Exercise brief
Give only the number of lines in the records below that contain the word "Clone".

Items from a data source
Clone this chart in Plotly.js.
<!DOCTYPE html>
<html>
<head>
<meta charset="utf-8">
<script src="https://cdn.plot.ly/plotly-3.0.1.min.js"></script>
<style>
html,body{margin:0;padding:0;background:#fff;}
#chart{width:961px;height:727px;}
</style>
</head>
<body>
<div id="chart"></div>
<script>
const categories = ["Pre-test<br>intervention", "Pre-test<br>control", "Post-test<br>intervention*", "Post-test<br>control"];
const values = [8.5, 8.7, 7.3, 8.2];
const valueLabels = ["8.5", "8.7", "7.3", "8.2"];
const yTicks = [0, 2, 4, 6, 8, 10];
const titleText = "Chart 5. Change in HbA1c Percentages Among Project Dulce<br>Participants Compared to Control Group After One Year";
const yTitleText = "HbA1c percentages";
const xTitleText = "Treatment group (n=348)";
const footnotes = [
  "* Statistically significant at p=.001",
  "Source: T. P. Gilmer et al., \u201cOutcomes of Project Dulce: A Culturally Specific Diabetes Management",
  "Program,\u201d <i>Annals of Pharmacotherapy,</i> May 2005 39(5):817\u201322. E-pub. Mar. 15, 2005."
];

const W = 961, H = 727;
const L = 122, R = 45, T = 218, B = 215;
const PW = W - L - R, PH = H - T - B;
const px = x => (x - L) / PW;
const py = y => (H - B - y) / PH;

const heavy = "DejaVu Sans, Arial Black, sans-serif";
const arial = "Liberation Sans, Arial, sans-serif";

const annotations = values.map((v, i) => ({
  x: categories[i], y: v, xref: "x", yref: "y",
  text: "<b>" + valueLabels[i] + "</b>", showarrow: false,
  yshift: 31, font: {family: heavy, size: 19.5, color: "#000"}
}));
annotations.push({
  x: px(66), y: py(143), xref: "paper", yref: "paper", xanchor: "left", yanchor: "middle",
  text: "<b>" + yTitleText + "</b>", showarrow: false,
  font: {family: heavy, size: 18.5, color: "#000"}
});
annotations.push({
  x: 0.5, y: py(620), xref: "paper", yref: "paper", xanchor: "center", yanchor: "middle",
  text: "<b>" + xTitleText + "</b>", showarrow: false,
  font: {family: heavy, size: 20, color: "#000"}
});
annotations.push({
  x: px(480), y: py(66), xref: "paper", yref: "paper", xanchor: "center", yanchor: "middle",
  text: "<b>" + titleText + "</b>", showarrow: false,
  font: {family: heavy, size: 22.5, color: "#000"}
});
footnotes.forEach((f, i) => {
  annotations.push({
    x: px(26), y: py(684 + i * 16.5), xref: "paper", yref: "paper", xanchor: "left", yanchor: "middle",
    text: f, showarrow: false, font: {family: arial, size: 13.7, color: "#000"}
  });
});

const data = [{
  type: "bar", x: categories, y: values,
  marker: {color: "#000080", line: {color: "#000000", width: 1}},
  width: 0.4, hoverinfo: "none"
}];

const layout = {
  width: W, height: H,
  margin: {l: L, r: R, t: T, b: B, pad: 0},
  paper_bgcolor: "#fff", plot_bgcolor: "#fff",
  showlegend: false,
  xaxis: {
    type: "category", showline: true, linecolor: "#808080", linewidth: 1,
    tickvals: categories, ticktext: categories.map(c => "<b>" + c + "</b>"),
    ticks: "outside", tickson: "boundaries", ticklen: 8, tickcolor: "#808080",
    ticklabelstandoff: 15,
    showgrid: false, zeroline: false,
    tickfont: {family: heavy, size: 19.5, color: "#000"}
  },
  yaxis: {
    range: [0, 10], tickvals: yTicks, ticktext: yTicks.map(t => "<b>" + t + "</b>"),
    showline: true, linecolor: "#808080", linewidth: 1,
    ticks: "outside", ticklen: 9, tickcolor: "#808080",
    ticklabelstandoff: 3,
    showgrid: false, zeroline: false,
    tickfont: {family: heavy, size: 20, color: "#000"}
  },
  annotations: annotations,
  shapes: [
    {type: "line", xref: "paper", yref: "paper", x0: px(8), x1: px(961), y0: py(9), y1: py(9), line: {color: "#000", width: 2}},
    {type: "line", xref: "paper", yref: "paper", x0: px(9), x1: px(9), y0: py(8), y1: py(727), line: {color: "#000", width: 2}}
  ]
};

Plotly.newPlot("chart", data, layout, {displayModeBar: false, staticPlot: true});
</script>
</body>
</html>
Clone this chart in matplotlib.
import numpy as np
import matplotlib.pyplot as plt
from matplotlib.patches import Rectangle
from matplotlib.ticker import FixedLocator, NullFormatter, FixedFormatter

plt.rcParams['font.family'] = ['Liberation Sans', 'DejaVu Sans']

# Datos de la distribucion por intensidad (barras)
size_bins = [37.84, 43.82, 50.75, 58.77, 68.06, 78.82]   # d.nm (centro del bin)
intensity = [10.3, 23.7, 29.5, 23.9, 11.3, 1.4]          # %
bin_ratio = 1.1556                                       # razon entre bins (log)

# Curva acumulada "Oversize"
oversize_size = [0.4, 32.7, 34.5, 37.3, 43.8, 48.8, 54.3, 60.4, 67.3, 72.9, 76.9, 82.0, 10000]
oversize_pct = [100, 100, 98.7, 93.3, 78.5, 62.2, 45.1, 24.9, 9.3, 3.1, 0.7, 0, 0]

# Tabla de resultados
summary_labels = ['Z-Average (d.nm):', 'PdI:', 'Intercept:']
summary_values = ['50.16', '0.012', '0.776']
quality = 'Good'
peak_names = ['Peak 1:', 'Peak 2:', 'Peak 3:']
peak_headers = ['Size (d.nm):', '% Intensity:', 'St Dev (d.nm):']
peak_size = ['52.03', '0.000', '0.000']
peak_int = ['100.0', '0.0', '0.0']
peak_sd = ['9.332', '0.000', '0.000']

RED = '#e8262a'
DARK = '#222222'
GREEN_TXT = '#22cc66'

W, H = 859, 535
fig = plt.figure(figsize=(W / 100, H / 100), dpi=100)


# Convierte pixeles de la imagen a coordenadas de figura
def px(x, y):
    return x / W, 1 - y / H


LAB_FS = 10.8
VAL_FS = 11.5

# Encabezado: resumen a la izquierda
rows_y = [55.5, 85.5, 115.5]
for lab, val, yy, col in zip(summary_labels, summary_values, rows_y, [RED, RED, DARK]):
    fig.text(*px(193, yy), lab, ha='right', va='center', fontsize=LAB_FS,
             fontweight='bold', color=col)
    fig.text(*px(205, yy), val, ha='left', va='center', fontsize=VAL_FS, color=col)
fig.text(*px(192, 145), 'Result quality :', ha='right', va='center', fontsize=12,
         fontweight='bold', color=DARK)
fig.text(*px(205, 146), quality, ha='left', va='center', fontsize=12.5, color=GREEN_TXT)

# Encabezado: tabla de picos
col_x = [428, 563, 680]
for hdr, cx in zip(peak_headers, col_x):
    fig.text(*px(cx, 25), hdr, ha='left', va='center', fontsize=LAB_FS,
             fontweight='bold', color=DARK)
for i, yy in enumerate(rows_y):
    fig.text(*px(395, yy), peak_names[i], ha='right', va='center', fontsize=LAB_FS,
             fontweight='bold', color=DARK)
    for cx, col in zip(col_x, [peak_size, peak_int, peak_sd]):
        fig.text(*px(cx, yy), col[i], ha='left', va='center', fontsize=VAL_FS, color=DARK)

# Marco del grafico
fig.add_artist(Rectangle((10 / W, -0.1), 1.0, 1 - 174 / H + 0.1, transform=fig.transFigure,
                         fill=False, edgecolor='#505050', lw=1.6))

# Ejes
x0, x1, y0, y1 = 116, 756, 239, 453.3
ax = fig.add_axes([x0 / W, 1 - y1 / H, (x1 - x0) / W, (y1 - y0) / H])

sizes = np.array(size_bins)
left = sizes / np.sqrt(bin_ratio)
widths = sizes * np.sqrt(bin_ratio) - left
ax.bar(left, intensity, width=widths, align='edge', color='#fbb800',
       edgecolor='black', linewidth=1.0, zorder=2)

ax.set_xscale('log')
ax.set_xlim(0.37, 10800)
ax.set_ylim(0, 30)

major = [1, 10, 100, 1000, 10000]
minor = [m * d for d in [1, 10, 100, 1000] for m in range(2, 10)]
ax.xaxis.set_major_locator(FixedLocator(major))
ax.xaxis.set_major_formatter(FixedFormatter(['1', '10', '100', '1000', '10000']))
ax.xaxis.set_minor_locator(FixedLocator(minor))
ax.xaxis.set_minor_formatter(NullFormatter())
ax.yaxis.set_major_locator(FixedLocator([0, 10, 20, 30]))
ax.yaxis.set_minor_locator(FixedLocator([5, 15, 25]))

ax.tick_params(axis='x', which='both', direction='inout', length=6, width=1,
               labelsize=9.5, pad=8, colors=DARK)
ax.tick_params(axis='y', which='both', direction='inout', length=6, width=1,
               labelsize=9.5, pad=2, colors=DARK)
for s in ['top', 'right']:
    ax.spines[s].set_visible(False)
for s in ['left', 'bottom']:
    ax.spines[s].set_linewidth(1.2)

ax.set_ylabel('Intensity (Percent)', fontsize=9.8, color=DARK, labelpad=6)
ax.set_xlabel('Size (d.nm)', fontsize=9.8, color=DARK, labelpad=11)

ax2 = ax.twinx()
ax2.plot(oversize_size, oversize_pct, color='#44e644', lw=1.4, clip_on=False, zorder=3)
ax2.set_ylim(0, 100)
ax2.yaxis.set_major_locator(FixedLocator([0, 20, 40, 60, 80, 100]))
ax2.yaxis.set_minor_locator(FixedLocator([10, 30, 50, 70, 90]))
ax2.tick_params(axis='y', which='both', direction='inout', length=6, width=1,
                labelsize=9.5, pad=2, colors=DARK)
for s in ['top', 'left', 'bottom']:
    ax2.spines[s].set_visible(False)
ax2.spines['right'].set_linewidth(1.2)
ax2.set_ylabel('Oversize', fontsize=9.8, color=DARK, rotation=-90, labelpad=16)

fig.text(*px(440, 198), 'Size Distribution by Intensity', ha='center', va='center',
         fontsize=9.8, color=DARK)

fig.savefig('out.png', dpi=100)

...

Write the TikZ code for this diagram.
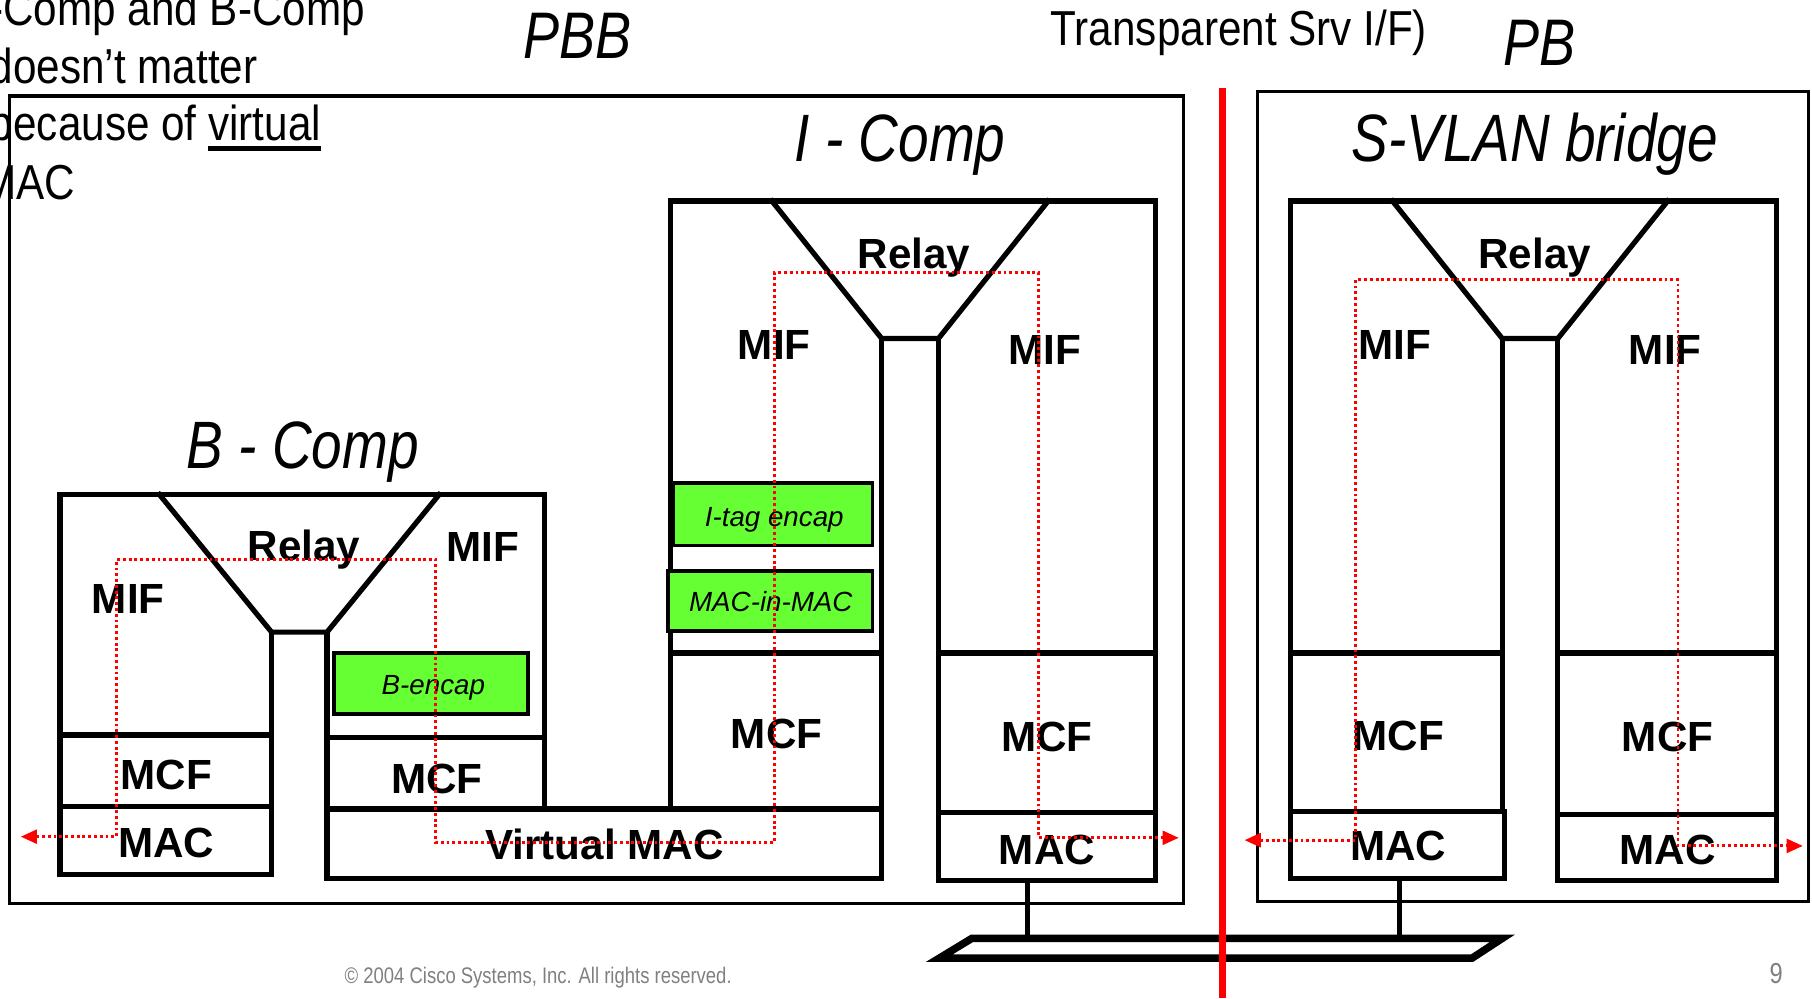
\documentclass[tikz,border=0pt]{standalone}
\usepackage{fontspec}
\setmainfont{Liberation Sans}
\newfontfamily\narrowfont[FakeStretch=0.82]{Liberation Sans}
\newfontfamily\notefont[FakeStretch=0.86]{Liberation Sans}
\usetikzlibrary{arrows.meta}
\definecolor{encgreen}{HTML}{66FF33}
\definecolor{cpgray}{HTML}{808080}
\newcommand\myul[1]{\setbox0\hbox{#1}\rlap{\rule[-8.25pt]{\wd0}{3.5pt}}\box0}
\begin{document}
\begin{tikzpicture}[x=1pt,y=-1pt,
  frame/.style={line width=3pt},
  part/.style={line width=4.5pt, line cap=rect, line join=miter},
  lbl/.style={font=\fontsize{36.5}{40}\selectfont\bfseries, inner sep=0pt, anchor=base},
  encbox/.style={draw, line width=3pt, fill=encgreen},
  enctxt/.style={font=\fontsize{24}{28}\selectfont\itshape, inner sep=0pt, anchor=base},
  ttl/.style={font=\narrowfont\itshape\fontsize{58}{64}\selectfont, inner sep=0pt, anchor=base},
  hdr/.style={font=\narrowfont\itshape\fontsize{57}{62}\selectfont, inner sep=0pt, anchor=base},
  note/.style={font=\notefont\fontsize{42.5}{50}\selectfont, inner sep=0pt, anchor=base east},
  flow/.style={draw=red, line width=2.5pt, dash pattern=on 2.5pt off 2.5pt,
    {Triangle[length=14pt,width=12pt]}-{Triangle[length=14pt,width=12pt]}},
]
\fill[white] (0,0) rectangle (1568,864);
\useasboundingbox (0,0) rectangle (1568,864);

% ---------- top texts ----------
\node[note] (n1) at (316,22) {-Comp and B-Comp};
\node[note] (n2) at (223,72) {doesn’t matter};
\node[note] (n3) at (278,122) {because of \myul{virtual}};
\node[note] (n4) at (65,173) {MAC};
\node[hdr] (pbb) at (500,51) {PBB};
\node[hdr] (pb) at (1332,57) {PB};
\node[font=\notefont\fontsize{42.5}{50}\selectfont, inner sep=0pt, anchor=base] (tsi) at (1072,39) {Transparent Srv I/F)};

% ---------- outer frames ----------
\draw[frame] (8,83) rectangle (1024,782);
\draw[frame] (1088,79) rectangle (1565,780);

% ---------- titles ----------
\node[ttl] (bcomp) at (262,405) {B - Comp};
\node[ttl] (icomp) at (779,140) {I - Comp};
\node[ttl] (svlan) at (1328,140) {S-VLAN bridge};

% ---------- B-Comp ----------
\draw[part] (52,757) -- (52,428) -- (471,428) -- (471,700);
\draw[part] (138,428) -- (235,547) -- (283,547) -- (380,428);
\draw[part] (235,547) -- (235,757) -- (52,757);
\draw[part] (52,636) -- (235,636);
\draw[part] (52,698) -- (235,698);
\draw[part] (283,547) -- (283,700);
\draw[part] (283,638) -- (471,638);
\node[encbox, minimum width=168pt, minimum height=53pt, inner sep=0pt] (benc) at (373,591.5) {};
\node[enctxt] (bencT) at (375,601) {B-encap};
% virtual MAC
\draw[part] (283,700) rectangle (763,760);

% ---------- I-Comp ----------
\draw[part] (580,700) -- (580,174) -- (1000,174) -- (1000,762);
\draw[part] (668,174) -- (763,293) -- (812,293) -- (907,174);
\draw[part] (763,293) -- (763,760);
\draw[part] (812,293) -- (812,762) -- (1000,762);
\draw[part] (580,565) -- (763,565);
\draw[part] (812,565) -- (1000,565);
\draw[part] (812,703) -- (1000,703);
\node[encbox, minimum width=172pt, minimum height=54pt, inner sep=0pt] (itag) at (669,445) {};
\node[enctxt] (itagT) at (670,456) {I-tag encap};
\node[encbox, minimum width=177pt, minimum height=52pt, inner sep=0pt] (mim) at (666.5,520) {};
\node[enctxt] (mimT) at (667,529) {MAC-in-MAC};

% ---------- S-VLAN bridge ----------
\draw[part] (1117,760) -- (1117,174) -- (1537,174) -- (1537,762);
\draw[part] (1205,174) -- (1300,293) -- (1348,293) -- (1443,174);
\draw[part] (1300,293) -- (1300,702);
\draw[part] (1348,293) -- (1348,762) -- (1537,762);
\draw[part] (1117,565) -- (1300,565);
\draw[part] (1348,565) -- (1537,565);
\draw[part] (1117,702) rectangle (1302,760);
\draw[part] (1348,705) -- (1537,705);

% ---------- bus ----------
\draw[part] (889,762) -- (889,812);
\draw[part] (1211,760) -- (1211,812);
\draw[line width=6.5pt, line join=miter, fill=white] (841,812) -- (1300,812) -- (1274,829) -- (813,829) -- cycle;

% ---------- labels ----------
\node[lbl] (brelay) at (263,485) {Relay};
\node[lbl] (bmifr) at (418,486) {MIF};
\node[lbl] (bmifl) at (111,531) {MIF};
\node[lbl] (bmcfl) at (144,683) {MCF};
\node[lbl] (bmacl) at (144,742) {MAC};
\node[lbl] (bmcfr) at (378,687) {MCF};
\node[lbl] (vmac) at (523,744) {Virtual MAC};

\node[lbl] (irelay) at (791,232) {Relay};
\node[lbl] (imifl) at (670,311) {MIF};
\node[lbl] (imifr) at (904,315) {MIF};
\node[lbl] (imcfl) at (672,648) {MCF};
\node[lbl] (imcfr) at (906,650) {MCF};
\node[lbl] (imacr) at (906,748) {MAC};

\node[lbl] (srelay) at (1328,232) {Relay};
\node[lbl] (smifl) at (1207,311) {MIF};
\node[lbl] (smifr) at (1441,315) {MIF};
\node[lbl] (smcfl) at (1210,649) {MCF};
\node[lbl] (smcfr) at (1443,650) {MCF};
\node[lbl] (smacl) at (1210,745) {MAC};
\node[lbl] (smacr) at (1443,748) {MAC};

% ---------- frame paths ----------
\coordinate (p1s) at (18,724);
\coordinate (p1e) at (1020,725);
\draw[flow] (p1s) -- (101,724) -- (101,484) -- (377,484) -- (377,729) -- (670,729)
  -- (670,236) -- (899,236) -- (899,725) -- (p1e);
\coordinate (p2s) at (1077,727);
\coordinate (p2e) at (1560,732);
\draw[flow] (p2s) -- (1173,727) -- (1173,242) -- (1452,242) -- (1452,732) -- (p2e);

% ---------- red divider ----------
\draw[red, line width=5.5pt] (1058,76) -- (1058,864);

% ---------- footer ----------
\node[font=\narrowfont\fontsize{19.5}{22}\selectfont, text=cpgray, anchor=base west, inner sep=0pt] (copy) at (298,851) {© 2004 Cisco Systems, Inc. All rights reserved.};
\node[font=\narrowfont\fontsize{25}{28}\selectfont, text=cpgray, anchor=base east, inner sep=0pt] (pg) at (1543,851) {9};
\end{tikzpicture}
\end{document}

Expected answer
2